I opened the bottle of wine and poured two glasses. I took a sip from mine and at once felt dizzy. I needed something to eat. I rummaged in the cupboards and found a packet of salt and vinegar crisps, which I ate standing up, cramming them into my mouth. I took another cautious sip of wine, then sat down on the sofa again. My head throbbed, my eyes burned with fatigue and the cut on my side was prickling. It felt so wonderfully warm and safe in here, down in the basement, with baby clothes draped over radiators and a big vase of dark orange chrysanthemums on the table, like flames.
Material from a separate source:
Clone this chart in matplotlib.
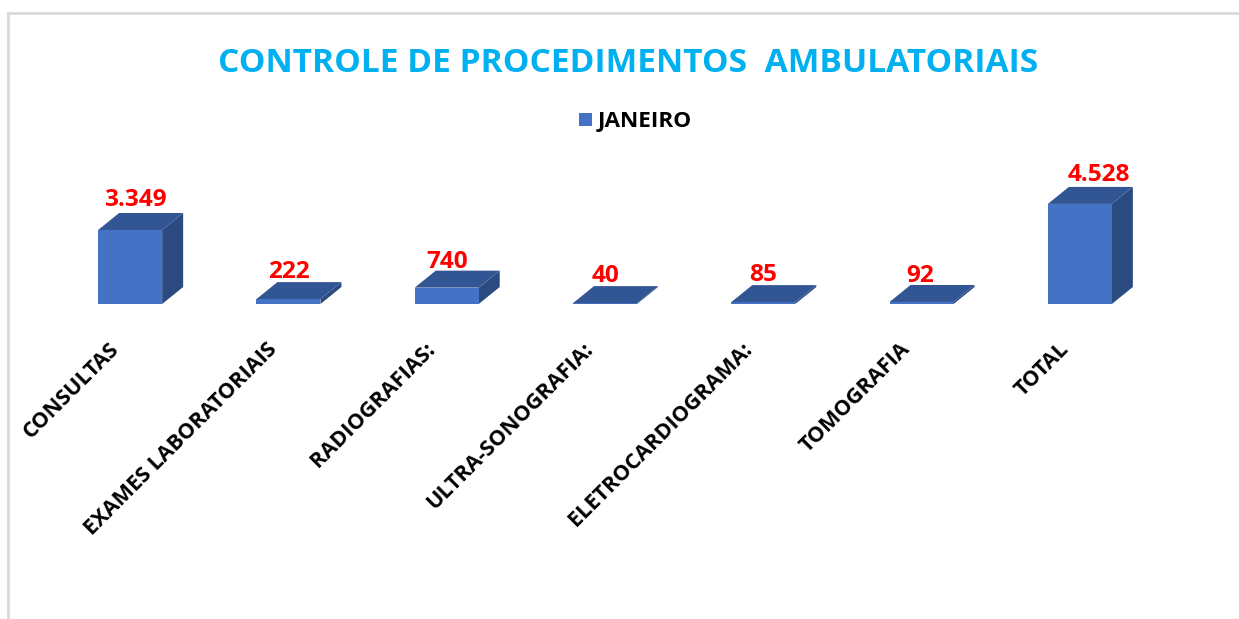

"OK?" Sadie was back. She sat beside me, unbuttoned her shirt and undid her bra. She held Pippa to her breast, then sighed and settled back. "Tell me, then. It was bloody Terry, wasn't it? Your poor face, it's still bruised. You shouldn't have gone back. I thought you'd gone on holiday."
"Holiday?" I repeated.
"You said you were going to book one," she said.
"There was no holiday," I said.
"What did he do this time?"
"Who?"
"Terry." She peered at me. "Are you all right?"
"What makes you think it was Terry?"
"It's obvious. Especially after what happened last time. Oh, Abbie."
"What do you mean, "last time"?"
"When he hit you."
"So he did hit me."
"Yes. Hard. Abbie? You must remember."
"Tell me anyway."
She looked at me, puzzled, wondering if this was some kind of joke.
"This is weird. You argued, he hit you, you left him and came here. You said it was over for good this time. You were very determined. Almost excited, really. Happy, even. So you went back?"
"No." I shook my head. "At least, I don't know. But it wasn't him."
"You're not making sense." She stared at me, frowning, and then turned back to Pippa.
"I got hit over the head," I said. "Now I can't remember things. I can't remember leaving Terry, or coming here, or anything."
She made a whistling sound between her teeth. I couldn't tell if it was shock or incredulity. "You mean, you were concussed or something?"
"Something like that."
"So you really can't remember?"
"I really can't."
"You can't remember leaving Terry?"
"No."
"Or coming here?"
"No."
"Or moving out again?"
"Did I move out again? I suppose I must have done nothing of mine's here, is it? Where did I go?"
"You really can't remember?"
"No." I felt tired of saying it.
"You went to Sheila and Guy's."
"So I went there on the Sunday?"
"I guess. Yes, that must be right. Days of the week seem to merge for me at the moment."
"And you didn't see me again, till now, I mean?"
"No. I thought you were away."
"Oh, well."
"Abbie, tell me what happened. The whole story."
The whole story: I took a sip of my wine and looked at her, while she whispered endearments to her baby. I badly needed to talk to someone, to pour it all out, everything that had happened, the terror in the dark, the shame, the horrible, terminal loneliness, the sense of being dead. I needed to tell someone about the police and the way they'd taken all those emotions and turned them back on me and I needed that someone to be solid as a rock in their faith in me. If they weren't ... I drained the wine in my glass and poured myself some more. If not Sadie, then who? She was my best friend, my oldest friend. I'd been the one she'd turned to after Bob dumped her, when she was eight months pregnant. If Sadie didn't believe me, who would? I took a deep breath.